Néanmoins, je reprendrai votre suggestion, monsieur le sénateur, comme je reprendrai celle de Mme Pourtaud.
Je précise, au passage, que les questions qu'elle a posées ne sont pas nécessairement liées à la seule réflexion sur le 1 % hors média ; elles le sont aussi à l'évolution des réglementations et des recettes du secteur de l'audiovisuel.
Quoi qu'il en soit, nous poursuivrons la réflexion, y compris avec les entreprises elles-mêmes. C'est pourquoi il est nécessaire de disposer encore d'un peu de temps avant d'ajouter une taxe supplémentaire.
Je vous donne cependant l'assurance que nos préoccupations sont pleinement partagées, tant par mon collègue des finances que par mon collègue du ministère des affaires étrangères.
Nous aurons, lors de la discussion du projet de loi sur la communication audiovisuelle mais aussi lorsque des mesures concrètes seront prises, la possibilité de revenir sur votre proposition.
En conséquence, la création d'un fonds pour l'aide à l'exportation des programmes audiovisuels me paraît quelque peu anticipée.
M. le président. Quel est maintenant l'avis de la commission ?

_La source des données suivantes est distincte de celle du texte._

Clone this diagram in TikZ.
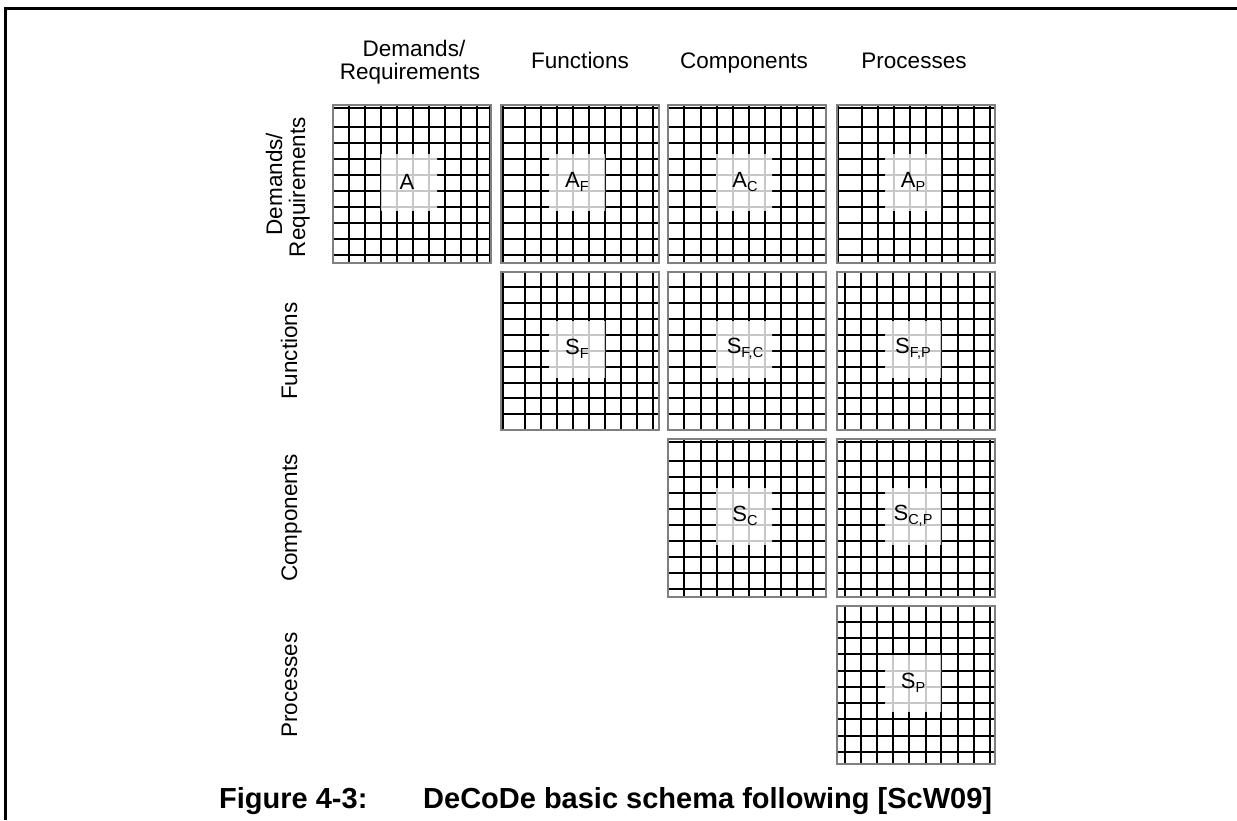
\documentclass[tikz,border=0pt]{standalone}
\usepackage{fontspec}
\setmainfont{Liberation Sans}
\begin{document}
\begin{tikzpicture}[x=1pt,y=-1pt,
  gridline/.style={black,line width=2.4pt},
  softline/.style={black!22,line width=1.6pt},
  boxedge/.style={black!50,line width=1.2pt},
  frameline/.style={black,line width=2.6pt},
  head/.style={font=\fontsize{22.5}{24}\selectfont,inner sep=0pt,anchor=base},
  cell/.style={font=\fontsize{22}{22}\selectfont,inner sep=0pt},
  figcaption/.style={font=\fontsize{29}{30}\selectfont\bfseries,inner sep=0pt,anchor=base west}]
\useasboundingbox (0,0) rectangle (1237,820);

% page frame (left and top rules)
\draw[frameline] (5.5,820) -- (5.5,8.5) -- (1237,8.5);

% one matrix block: #1,#2 top-left corner; #3 vertical rule offsets; #4 horizontal rule offsets
\newcommand{\matblock}[4]{%
  \begin{scope}[shift={(#1,#2)}]
    \foreach \gx in #3 {\draw[gridline] (\gx,0) -- (\gx,158);}
    \foreach \gy in #4 {\draw[gridline] (0,\gy) -- (158,\gy);}
    \fill[white] (48,49) rectangle (104,105);
    \begin{scope}
      \clip (48,49) rectangle (104,105);
      \foreach \gx in #3 {\draw[softline] (\gx,0) -- (\gx,158);}
      \foreach \gy in #4 {\draw[softline] (0,\gy) -- (158,\gy);}
    \end{scope}
    \draw[boxedge] (0,0) rectangle (158,158);
  \end{scope}}
\newcommand{\sub}[1]{\raisebox{-0.35ex}{\fontsize{14.5}{14}\selectfont #1}}

% column rule patterns
\def\colA{16,32,48,64,80,96,112,128,144,157}
\def\colB{2,24,40,56,72,88,104,120,136,152}
\def\colC{16,33,49,65,81,97,113,129,145}
\def\colD{1,25,41,57,73,89,105,121,137,153}
\def\colDlow{8,24,40,56,72,89,104,121,137,153}
% row rule patterns
\def\rowA{3,22,38,54,70,86,102,118,134,150}
\def\rowB{15,31,47,63,79,95,111,126,142}
\def\rowC{3,22,38,54,70,86,102,118,134,150}
\def\rowD{16,32,48,65,81,97,113,130,146}

% row 1
\matblock{333}{105}{\colA}{\rowA}
\matblock{501}{105}{\colB}{\rowA}
\matblock{668}{105}{\colC}{\rowA}
\matblock{837}{105}{\colD}{\rowA}
% row 2
\matblock{501}{272}{\colB}{\rowB}
\matblock{668}{272}{\colC}{\rowB}
\matblock{837}{272}{\colDlow}{\rowB}
% row 3
\matblock{668}{439}{\colC}{\rowC}
\matblock{837}{439}{\colDlow}{\rowC}
% row 4
\matblock{837}{606}{\colDlow}{\rowD}

% block labels
\node[cell] (a)   at (407,182) {A};
\node[cell] (af)  at (577,182) {A\sub{F}};
\node[cell] (ac)  at (745,182) {A\sub{C}};
\node[cell] (ap)  at (913,182) {A\sub{P}};
\node[cell] (sf)  at (577,349) {S\sub{F}};
\node[cell] (sfc) at (745,349) {S\sub{F,C}};
\node[cell] (sfp) at (913,349) {S\sub{F,P}};
\node[cell] (sc)  at (745,516) {S\sub{C}};
\node[cell] (scp) at (913,516) {S\sub{C,P}};
\node[cell] (sp)  at (913,683) {S\sub{P}};

% column headings
\node[head] (h1a) at (414,56) {Demands/};
\node[head] (h1b) at (410,79) {Requirements};
\node[head] (h2) at (580,68) {Functions};
\node[head] (h3) at (744,68) {Components};
\node[head] (h4) at (914,68) {Processes};

% row headings
\node[head,rotate=90] (r1a) at (282,184) {Demands/};
\node[head,rotate=90] (r1b) at (305,187) {Requirements};
\node[head,rotate=90] (r2) at (297,351) {Functions};
\node[head,rotate=90] (r3) at (297,518) {Components};
\node[head,rotate=90] (r4) at (297,685) {Processes};

% caption
\node[figcaption] (capnum) at (219,808) {Figure 4-3:};
\node[figcaption] (captxt) at (423,808) {DeCoDe basic schema following [ScW09]};
\end{tikzpicture}
\end{document}
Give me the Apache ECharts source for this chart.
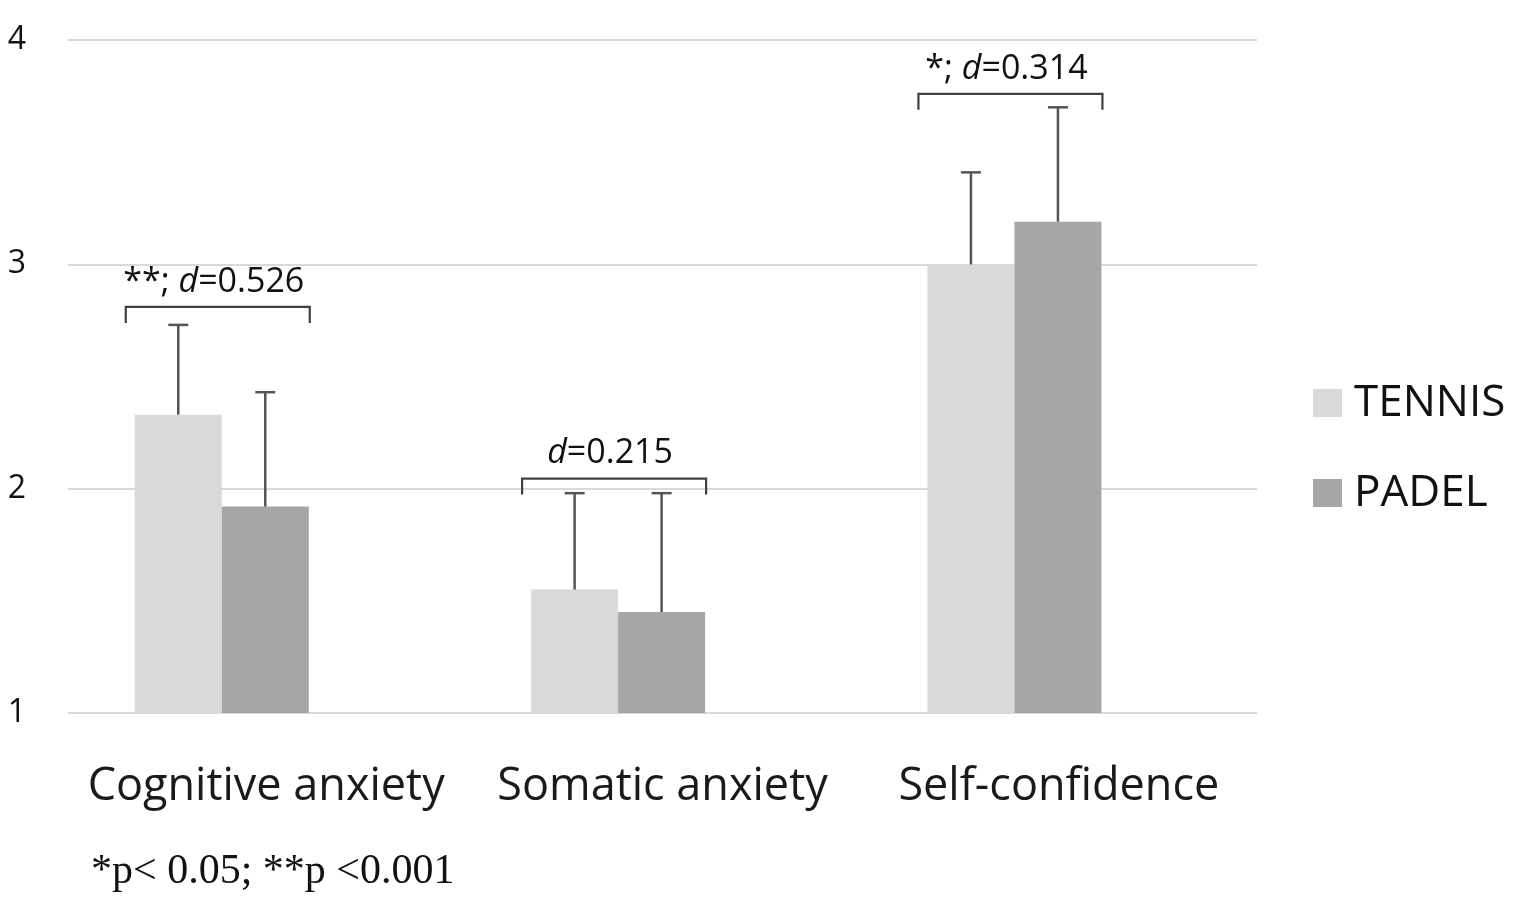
<!DOCTYPE html>
<html>
<head>
<meta charset="utf-8">
<script src="https://cdn.jsdelivr.net/npm/echarts@6/dist/echarts.min.js"></script>
<style>
html,body{margin:0;padding:0;background:#fff;}
#chart{width:1535px;height:916px;}
</style>
</head>
<body>
<div id="chart"></div>
<script>
const categories = ['Cognitive anxiety', 'Somatic anxiety', 'Self-confidence'];
const seriesNames = ['TENNIS', 'PADEL'];
const tennisMean = [2.33, 1.55, 3.00];
const tennisSD   = [0.40, 0.43, 0.41];
const padelMean  = [1.92, 1.45, 3.19];
const padelSD    = [0.51, 0.53, 0.51];
const bracketTop = [2.81, 2.045, 3.76];
const bracketStars = ['**; ', '', '*; '];
const bracketD = ['0.526', '0.215', '0.314'];
const yTicks = [1, 2, 3, 4];

const FONT = '"Open Sans", sans-serif';
const BAR_W = 87;
const OFFSET = 0.388;

const chart = echarts.init(document.getElementById('chart'));

function barData(mean) { return mean.map((v, i) => [i, v]); }
function errData(mean, sd, side) { return mean.map((v, i) => [i, v, v + sd[i], side]); }

function errorRender(params, api) {
  const x = api.value(0), m = api.value(1), top = api.value(2), side = api.value(3);
  const p0 = api.coord([x, m]);
  const p1 = api.coord([x, top]);
  const cx = p0[0] + side * BAR_W / 2;
  const st = { stroke: '#555555', lineWidth: 2.5 };
  return {
    type: 'group',
    children: [
      { type: 'line', shape: { x1: cx, y1: p0[1], x2: cx, y2: p1[1] }, style: st },
      { type: 'line', shape: { x1: cx - 10, y1: p1[1], x2: cx + 10, y2: p1[1] }, style: st }
    ]
  };
}

function bracketRender(params, api) {
  const i = params.dataIndex;
  const p = api.coord([api.value(0), api.value(1)]);
  const cx = p[0] - 4, y = p[1], hw = 92, leg = 16;
  return {
    type: 'group',
    children: [
      { type: 'polyline', shape: { points: [[cx - hw, y + leg], [cx - hw, y], [cx + hw, y], [cx + hw, y + leg]] },
        style: { stroke: '#404040', lineWidth: 2.2, fill: null } },
      { type: 'text', x: cx - 4, y: y - 25,
        style: {
          text: bracketStars[i] + '{i|d}=' + bracketD[i],
          rich: { i: { fontStyle: 'italic', fontSize: 34, fontFamily: FONT, fill: '#111' } },
          font: '34px ' + FONT, fill: '#111', align: 'center', verticalAlign: 'middle'
        } }
    ]
  };
}

chart.setOption({
  animation: false,
  backgroundColor: '#fff',
  grid: { left: 68, right: 278, top: 40, bottom: 203 },
  legend: {
    orient: 'vertical', left: 1313, top: 381, padding: 0,
    itemWidth: 29, itemHeight: 28, itemGap: 46, icon: 'rect',
    data: seriesNames,
    textStyle: { fontSize: 44, fontFamily: FONT, color: '#111', padding: [0, 0, 0, 7] }
  },
  xAxis: [
    {
      type: 'category', data: categories, boundaryGap: true,
      axisLine: { show: false }, axisTick: { show: false },
      axisLabel: { interval: 0, fontSize: 45, fontFamily: FONT, color: '#1a1a1a', margin: 52 }
    },
    {
      type: 'value', min: -OFFSET, max: 3 - OFFSET, show: false
    }
  ],
  yAxis: {
    type: 'value', min: yTicks[0], max: yTicks[yTicks.length - 1], interval: 1,
    axisLine: { show: false }, axisTick: { show: false },
    axisLabel: { fontSize: 32, fontFamily: FONT, color: '#111', margin: 42 },
    splitLine: { show: true, lineStyle: { color: '#d9d9d9', width: 2 } }
  },
  series: [
    { name: seriesNames[0], type: 'bar', xAxisIndex: 1, data: barData(tennisMean),
      barWidth: BAR_W, barGap: '0%', itemStyle: { color: '#d9d9d9' } },
    { name: seriesNames[1], type: 'bar', xAxisIndex: 1, data: barData(padelMean),
      barWidth: BAR_W, barGap: '0%', itemStyle: { color: '#a6a6a6' } },
    { type: 'custom', xAxisIndex: 1, renderItem: errorRender, data: errData(tennisMean, tennisSD, -1), z: 5, silent: true },
    { type: 'custom', xAxisIndex: 1, renderItem: errorRender, data: errData(padelMean, padelSD, 1), z: 5, silent: true },
    { type: 'custom', xAxisIndex: 1, renderItem: bracketRender, data: bracketTop.map((v, i) => [i, v]), z: 6, silent: true }
  ],
  graphic: [
    { type: 'text', left: 91, top: 851,
      style: { text: '*p< 0.05; **p <0.001', font: '42px "Liberation Serif", serif', fill: '#111' } }
  ]
});
</script>
</body>
</html>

M. Jean Cluzel, rapporteur spécial. Monsieur le président, je remercie Mme la ministre de ses explications. Le rapporteur spécial informe l'auteur de l'amendement qu'il n'est pas recevable (Sourires.) et ce dernier, tout en le regrettant, le retire. (Nouveaux sourires.)
M. le président. L'amendement n° II-17 est retiré.
Mme Catherine Trautmann, ministre de la culture et de la communication. Je demande la parole.
M. le président. La parole est à Mme le ministre.
Mme Catherine Trautmann, ministre de la culture et de la communication. M. Cluzel ayant accepté de retirer son amendement, je me dois d'ajouter que nous allons orienter, dans toute la mesure possible, les crédits dont nous disposions déjà dans le sens qu'il souhaite.
M. Jean Cluzel, rapporteur spécial. Je vous remercie, madame le ministre.
M. le président. Nous avons achevé l'examen des dispositions du projet de loi de finances concernant la communication.